Il già citato documento della Tavola della Pace analizza tre punti chiave. Il primo è lo scenario. Se l’obiettivo dichiarato è stabilizzare la Libia per mettere in sicurezza le aree petrolifere e controlla- re il flusso dei migranti, serve un governo in grado unire le varie fazioni, che per ora esiste solo sulla carta.

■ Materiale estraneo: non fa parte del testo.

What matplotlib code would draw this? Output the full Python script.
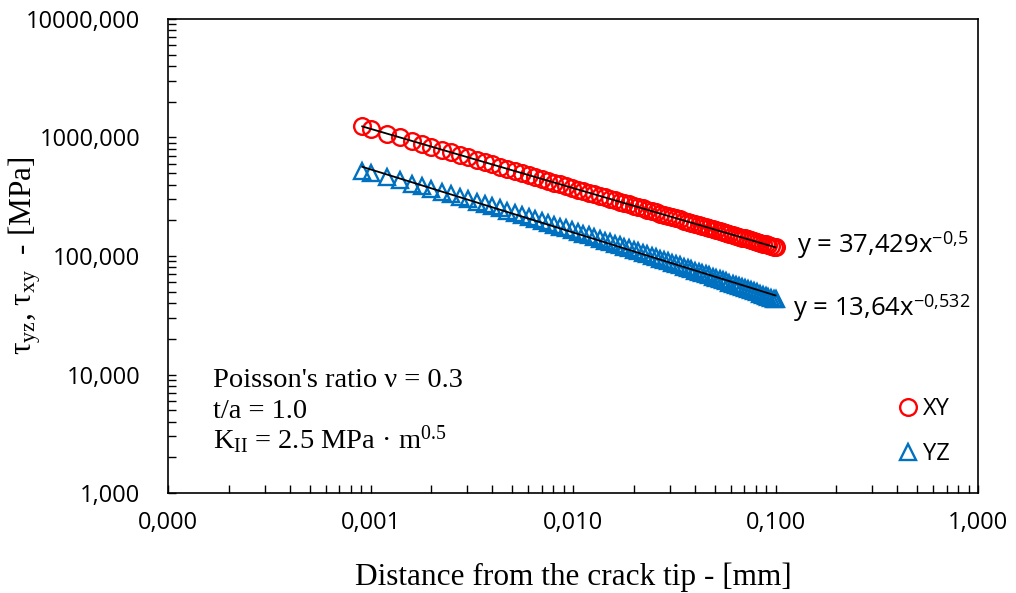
import numpy as np
import matplotlib
matplotlib.use("Agg")
import matplotlib.pyplot as plt

plt.rcParams['mathtext.fontset'] = 'custom'
plt.rcParams['mathtext.rm'] = 'Liberation Serif'
plt.rcParams['mathtext.it'] = 'Liberation Serif:italic'
plt.rcParams['mathtext.sf'] = 'Open Sans'

# distance from the crack tip [mm]
x_dist = [0.00091, 0.00101, 0.0012, 0.0014, 0.0016, 0.0018, 0.002, 0.00225, 0.0025,
          0.00276, 0.00304, 0.00334, 0.00366, 0.0040, 0.00436, 0.00474, 0.00515, 0.00558,
          0.00603, 0.00651, 0.00701, 0.00754, 0.00809, 0.00867, 0.00928, 0.00991, 0.01057,
          0.01126, 0.01199, 0.01274, 0.01353, 0.01434, 0.01519, 0.01608, 0.01699, 0.01795,
          0.01893, 0.01996, 0.02102, 0.02211, 0.02325, 0.02442, 0.02564, 0.02689, 0.02819,
          0.02952, 0.0309, 0.03232, 0.03378, 0.03529, 0.03684, 0.03844, 0.04009, 0.04178,
          0.04352, 0.04531, 0.04715, 0.04904, 0.05097, 0.05296, 0.055, 0.05709, 0.05924,
          0.06144, 0.06369, 0.066, 0.06836, 0.07078, 0.07326, 0.0758, 0.07839, 0.08104,
          0.08375, 0.08652, 0.08935, 0.09225, 0.09521, 0.0982, 0.1]

# shear stress tau_xy [MPa]
tau_xy = [1241, 1178, 1080, 1000, 936, 882, 837, 789, 749,
          713, 679, 648, 619, 592, 567, 544, 522, 501,
          482, 464, 447, 431, 416, 402, 389, 376, 364,
          353, 342, 332, 322, 313, 304, 295, 287, 279,
          272, 265, 258, 252, 245, 239, 234, 228, 223,
          218, 213, 208, 204, 199, 195, 191, 187, 183,
          179.5, 175.8, 172.3, 169.0, 165.8, 162.6, 159.6, 156.6, 153.8,
          151.0, 148.3, 145.7, 143.2, 140.7, 138.3, 136.0, 133.7, 131.5,
          129.4, 127.2, 125.2, 123.2, 121.3, 119.5, 118.4]

# shear stress tau_yz [MPa]
tau_yz = [526, 503, 466, 435, 409, 388, 369, 349, 332,
          316, 302, 288, 276, 264, 253, 242, 232, 223,
          214, 206, 198, 191, 184, 177, 171, 165, 160,
          154, 149, 144, 140, 135, 131, 127, 123, 119.5,
          116, 112.6, 109.5, 106.4, 103.3, 100.5, 97.7, 95.2, 92.6,
          90.2, 87.9, 85.6, 83.4, 81.3, 79.3, 77.3, 75.4, 73.5,
          71.9, 70.1, 68.5, 66.9, 65.4, 63.9, 62.5, 61.1, 59.6,
          58.5, 57.1, 55.9, 54.7, 53.6, 52.4, 51.3, 50.2, 49.3,
          48.2, 47.3, 46.3, 45.4, 44.6, 43.7, 43.2]

# power-law trendlines y = a * x^b
fit_a = [37.429, 13.64]
fit_b = [-0.5, -0.532]
fit_labels = ['y = 37,429x$^{\\mathsf{-0{,}5}}$', 'y = 13,64x$^{\\mathsf{-0{,}532}}$']

x_ticks = [0.0001, 0.001, 0.01, 0.1, 1]
x_ticklabels = ['0,000', '0,001', '0,010', '0,100', '1,000']
y_ticks = [1, 10, 100, 1000, 10000]
y_ticklabels = ['1,000', '10,000', '100,000', '1000,000', '10000,000']

sans = 'Open Sans'
serif = 'Liberation Serif'

fig = plt.figure(figsize=(10.16, 5.93), dpi=100)
ax = fig.add_axes([0.1654, 0.1686, 0.7972, 0.7994])

x = np.array(x_dist)
ax.plot(x, tau_xy, linestyle='none', marker='o', ms=12, mfc='none',
        mec='#FF0000', mew=1.7, label='XY', zorder=2)
ax.plot(x, tau_yz, linestyle='none', marker='^', ms=12, mfc='none',
        mec='#0070C0', mew=1.7, label='YZ', zorder=2)

# trendlines
for a, b in zip(fit_a, fit_b):
    ax.plot(x, a * x ** b, color='black', lw=1.3, zorder=3)

ax.set_xscale('log')
ax.set_yscale('log')
ax.set_xlim(0.0001, 1)
ax.set_ylim(1, 10000)

ax.set_xticks(x_ticks)
ax.set_xticklabels(x_ticklabels, fontfamily=sans, fontsize=17)
ax.set_yticks(y_ticks)
ax.set_yticklabels(y_ticklabels, fontfamily=sans, fontsize=17)
ax.tick_params(which='both', direction='in', length=6, width=1, top=False, right=False)
ax.tick_params(axis='y', which='major', pad=20)
ax.tick_params(axis='x', which='major', pad=13)
for sp in ax.spines.values():
    sp.set_linewidth(1.2)

ax.set_xlabel('Distance from the crack tip - [mm]', fontfamily=serif, fontsize=22.5, labelpad=20)
ax.set_ylabel('τ$_{\\mathrm{yz}}$, τ$_{\\mathrm{xy}}$  - [MPa]', fontfamily=serif, fontsize=22.5)
ax.yaxis.set_label_coords(-0.155, 0.5)

# trendline equations
ax.text(0.7765, 0.5063, fit_labels[0], transform=ax.transAxes, fontfamily=sans, fontsize=18.5)
ax.text(0.7716, 0.3734, fit_labels[1], transform=ax.transAxes, fontfamily=sans, fontsize=18.5)

# case parameters
notes = ["Poisson's ratio ν = 0.3", 't/a = 1.0', 'K$_{\\mathrm{II}}$ = 2.5 MPa · m$^{\\mathrm{0.5}}$']
note_y = [0.224, 0.1582, 0.0928]
for txt, yy in zip(notes, note_y):
    ax.text(0.0556, yy, txt, transform=ax.transAxes, fontfamily=serif, fontsize=20.5)

leg = ax.legend(loc='center', bbox_to_anchor=(0.933, 0.129), frameon=False,
                prop={'family': sans, 'size': 17}, handlelength=0.9,
                handletextpad=0.2, labelspacing=0.9, borderpad=0)

fig.savefig('out.png', dpi=100)
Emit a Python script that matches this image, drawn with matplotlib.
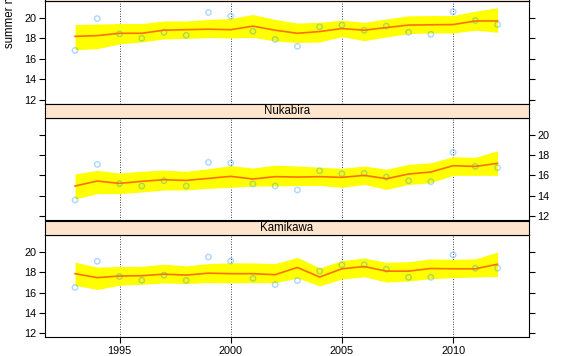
import matplotlib
matplotlib.use('Agg')
import matplotlib.pyplot as plt

plt.rcParams['font.family'] = ['Liberation Sans', 'DejaVu Sans']

years = list(range(1993, 2013))
# top panel's strip lies above the visible area, so its name is not shown
stations = ['', 'Nukabira', 'Kamikawa']

# observed summer mean temperature (points)
obs_top = [16.83, 19.94, 18.44, 18.01, 18.6, 18.3, 20.53, 20.17, 18.7, 17.9,
           17.23, 19.13, 19.3, 18.8, 19.2, 18.6, 18.4, 20.6, 19.75, 19.35]
obs_mid = [13.57, 17.08, 15.18, 14.95, 15.47, 14.95, 17.28, 17.21, 15.15, 14.95,
           14.56, 16.45, 16.16, 16.2, 15.83, 15.47, 15.37, 18.26, 16.88, 16.75]
obs_bot = [16.49, 19.07, 17.58, 17.2, 17.71, 17.2, 19.49, 19.1, 17.39, 16.78,
           17.17, 18.1, 18.72, 18.72, 18.29, 17.49, 17.49, 19.69, 18.39, 18.39]

# fitted values
fit_top = [18.2, 18.27, 18.5, 18.5, 18.8, 18.85, 18.9, 18.85, 19.2, 18.8,
           18.5, 18.67, 18.96, 18.8, 19.06, 19.3, 19.33, 19.35, 19.7, 19.7]
fit_mid = [14.95, 15.44, 15.21, 15.41, 15.57, 15.5, 15.7, 15.9, 15.64, 15.87,
           15.83, 15.87, 15.8, 16.0, 15.67, 16.13, 16.33, 16.95, 16.88, 17.18]
fit_bot = [17.85, 17.46, 17.62, 17.65, 17.8, 17.71, 17.9, 17.85, 17.85, 17.75,
           18.46, 17.52, 18.33, 18.55, 18.1, 18.1, 18.36, 18.33, 18.33, 18.78]

# interval band
hi_top = [19.35, 19.4, 19.45, 19.45, 19.7, 19.7, 19.85, 19.94, 20.33, 19.85,
          19.5, 19.57, 19.77, 19.57, 19.9, 20.2, 20.23, 20.23, 20.65, 21.0]
lo_top = [16.9, 17.0, 17.46, 17.65, 17.95, 18.0, 18.08, 18.04, 18.1, 17.75,
          17.6, 17.65, 18.17, 17.78, 18.14, 18.47, 18.53, 18.53, 18.8, 18.6]
hi_mid = [16.13, 16.49, 16.23, 16.4, 16.52, 16.4, 16.65, 16.95, 16.72, 17.0,
          16.92, 16.8, 16.69, 16.92, 16.6, 17.08, 17.24, 17.83, 17.77, 18.42]
lo_mid = [13.67, 14.2, 14.2, 14.36, 14.56, 14.56, 14.72, 14.82, 14.95, 14.95,
          15.0, 15.0, 14.82, 15.1, 14.62, 15.1, 15.27, 16.0, 16.0, 16.0]
hi_bot = [18.97, 18.49, 18.55, 18.58, 18.78, 18.62, 18.84, 18.91, 18.91, 18.84,
          19.45, 18.42, 19.13, 19.39, 18.97, 19.03, 19.3, 19.26, 19.3, 19.97]
lo_bot = [16.71, 16.3, 16.71, 16.81, 16.94, 16.88, 16.97, 16.94, 16.97, 16.97,
          17.42, 16.65, 17.32, 17.55, 17.03, 17.13, 17.36, 17.45, 17.52, 17.58]

yticks = [12, 14, 16, 18, 20]
xticks = [1995, 2000, 2005, 2010]

fig = plt.figure(figsize=(5.66, 3.56), dpi=100)

x0, w = 45 / 566, 483.7 / 566
H = 356.0
# (top, bottom) in pixels for each panel
panel_px = [(1, 104), (118, 220), (235, 337.3)]
strip_h = 14.5

panels = [(obs_top, fit_top, hi_top, lo_top),
          (obs_mid, fit_mid, hi_mid, lo_mid),
          (obs_bot, fit_bot, hi_bot, lo_bot)]

for i, (obs, fit, hi, lo) in enumerate(panels):
    top, bot = panel_px[i]
    ax = fig.add_axes([x0, 1 - bot / H, w, (bot - top) / H])
    ax.fill_between(years, lo, hi, color='#FFFF00', lw=0, zorder=1)
    ax.scatter(years, obs, s=15, facecolors='none', edgecolors='#0080FF',
               alpha=0.3, linewidths=1.1, zorder=2)
    ax.plot(years, fit, color='#FF7000', lw=1.2, zorder=3)
    for xt in xticks:
        ax.axvline(xt, color='black', ls=(0, (1, 2)), lw=0.6, zorder=0)
    ax.set_xlim(1991.65, 2013.4)
    ax.set_ylim(11.6, 21.65)
    ax.set_yticks(yticks)
    ax.set_xticks(xticks)
    for s in ax.spines.values():
        s.set_linewidth(0.8)
    ax.tick_params(axis='both', direction='out', length=4, width=0.8,
                   labelsize=7.8, pad=2)
    ax.tick_params(axis='y', left=True, right=True)
    if i == 1:
        ax.tick_params(axis='y', labelleft=False, labelright=True)
    else:
        ax.tick_params(axis='y', labelleft=True, labelright=False)
    if i == 2:
        ax.tick_params(axis='x', bottom=True, labelbottom=True)
    else:
        ax.tick_params(axis='x', bottom=False, labelbottom=False)

    # strip above each panel
    sax = fig.add_axes([x0, 1 - top / H, w, strip_h / H])
    sax.set_facecolor('#FFE5CC')
    sax.set_xticks([])
    sax.set_yticks([])
    for s in sax.spines.values():
        s.set_linewidth(0.8)
    if stations[i]:
        sax.text(0.5, 0.45, stations[i], ha='center', va='center', fontsize=8.3)

# y label runs past the top edge, as in the cropped original
fig.text(10 / 566, 1 - 48 / H, 'summer mean temperature', rotation=90,
         rotation_mode='anchor', ha='left', va='center', fontsize=8.3)

fig.savefig('out.png', dpi=100)
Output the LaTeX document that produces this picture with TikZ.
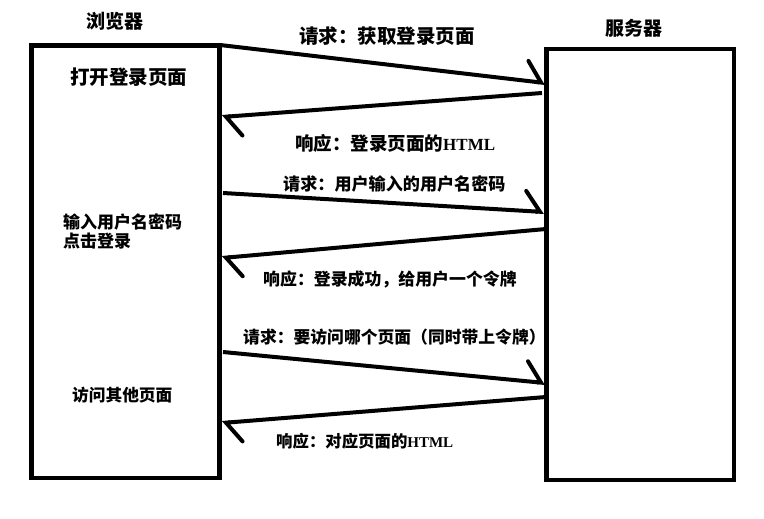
\documentclass[tikz,border=0pt]{standalone}
\usepackage{fontspec}
\newfontfamily\cjk{Noto Sans CJK SC}
\newfontfamily\htmlf{Liberation Serif}
\usetikzlibrary{arrows.meta}
\tikzset{
  box/.style={draw, line width=4.5pt, rectangle, inner sep=0pt},
  msg/.style={line width=4pt, -{Straight Barb[harpoon, length=15pt, width=40pt, line cap=round]}},
  lbl/.style={inner sep=0pt, anchor=west, font=\cjk\bfseries},
  ttl/.style={inner sep=0pt, font=\cjk\bfseries\fontsize{19}{22}\selectfont}
}
\begin{document}
\begin{tikzpicture}[x=1pt,y=-1pt]
\useasboundingbox (0,0) rectangle (764,519);
\fill[white] (0,0) rectangle (764,519);
% boxes
\node[box, minimum width=188pt, minimum height=432.5pt] (L) at (125.5,261.75) {};
\node[box, minimum width=187.5pt, minimum height=431pt] (R) at (640.25,264.5) {};
% titles
\node[ttl] (tL) at (115,21) {浏览器};
\node[ttl] (tR) at (634,28) {服务器};
% browser texts
\node[lbl, font=\cjk\bfseries\fontsize{19.5}{22}\selectfont] (b1) at (70,77) {打开登录页面};
\node[lbl, align=left, font=\cjk\bfseries\fontsize{17}{19}\selectfont] (b2) at (63,231.5) {输入用户名密码\\点击登录};
\node[lbl, font=\cjk\bfseries\fontsize{16.7}{19}\selectfont] (b3) at (72,395) {访问其他页面};
% message labels
\node[lbl, font=\cjk\bfseries\fontsize{19.5}{22}\selectfont] (m1) at (299,36) {请求：获取登录页面};
\node[lbl, font=\cjk\bfseries\fontsize{18.5}{22}\selectfont] (m2) at (295,143) {响应：登录页面的{\htmlf\bfseries\fontsize{17}{20}\selectfont HTML}};
\node[lbl, font=\cjk\bfseries\fontsize{17.1}{22}\selectfont] (m3) at (283,184) {请求：用户输入的用户名密码};
\node[lbl, font=\cjk\bfseries\fontsize{16.9}{22}\selectfont] (m4) at (263,279) {响应：登录成功，给用户一个令牌};
\node[lbl, font=\cjk\bfseries\fontsize{16.8}{22}\selectfont] (m5) at (243,337) {请求：要访问哪个页面（同时带上令牌）};
\node[lbl, font=\cjk\bfseries\fontsize{16.4}{20}\selectfont] (m6) at (276,441) {响应：对应页面的{\htmlf\bfseries\fontsize{15}{18}\selectfont HTML}};
% connector end points
\coordinate (a1s) at (220,45);  \coordinate (a1e) at (545,83);
\coordinate (a2s) at (542,93);  \coordinate (a2e) at (222,117);
\coordinate (a3s) at (223,193); \coordinate (a3e) at (544,212);
\coordinate (a4s) at (546,229); \coordinate (a4e) at (222,258);
\coordinate (a5s) at (223,352); \coordinate (a5e) at (545,383);
\coordinate (a6s) at (546,397); \coordinate (a6e) at (222,423);
\draw[msg] (a1s) -- (a1e);
\draw[msg] (a2s) -- (a2e);
\draw[msg] (a3s) -- (a3e);
\draw[msg] (a4s) -- (a4e);
\draw[msg] (a5s) -- (a5e);
\draw[msg] (a6s) -- (a6e);
\end{tikzpicture}
\end{document}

A questo si aggiunge il problema del consenso dell’opinione pubblica locale in caso di intervento esterno. Questo potrebbe poi scatenare dinamiche politico-militari anche nei Paesi limitrofi alle prese col terrorismo insurrezionale (come Tunisia, Egitto e Algeria) e favorire una unione delle milizie libiche ma solo contro lo straniero. Mentre il Daesh, per lo stesso motivo, continuerebbe invece a proliferare arruolando nuovi jihadisti. Il secondo punto è che non sono chiari il ruolo e il coinvolgimento dei Paesi partner (in termini di uomini e catena di comando) e delle organizzazioni internazionali e regionali, oltre a tempi e costi – anche in termini di vittime – di un’operazione che rischia di essere di medio-lungo periodo.

Paesi questi ultimi, ricorda inoltre il dossier, peraltro dentro la filiera del commercio delle armi. Infine, un altro interrogativo riguarda le alleanze internazionali, fluttuanti, con obiettivi differenti e un diverso rapporto con la Libia. Il governo di Matteo Renzi riuscirà a dare risposte a questi dubbi? Dopo la morte di Failla e Piano, il premier assi- cura che non ci porterà in guerra senza una decisione esplicita del Parlamento e critica l’ambasciatore americano che aveva parlato di 5mila soldati italiani già pronti a partire per la Libia. Il presidente del Consiglio dovrebbe tuttavia chiarire perché la ministra della difesa Pinotti, con numerose interviste e fluttuanti allusioni, era sembrata prima negare e poi autorizzare la stampa a dare per scontata la nostra partecipazione all’impresa libica, con 5mila soldati che si sarebbero dovuti muovere sotto l’egida dei servizi di sicurezza e in base a un decreto (il cui testo è segreto) emesso dal governo “in attuazione” del Parlamento sul finanziamento delle missioni all’estero. Non si scherza con la guerra.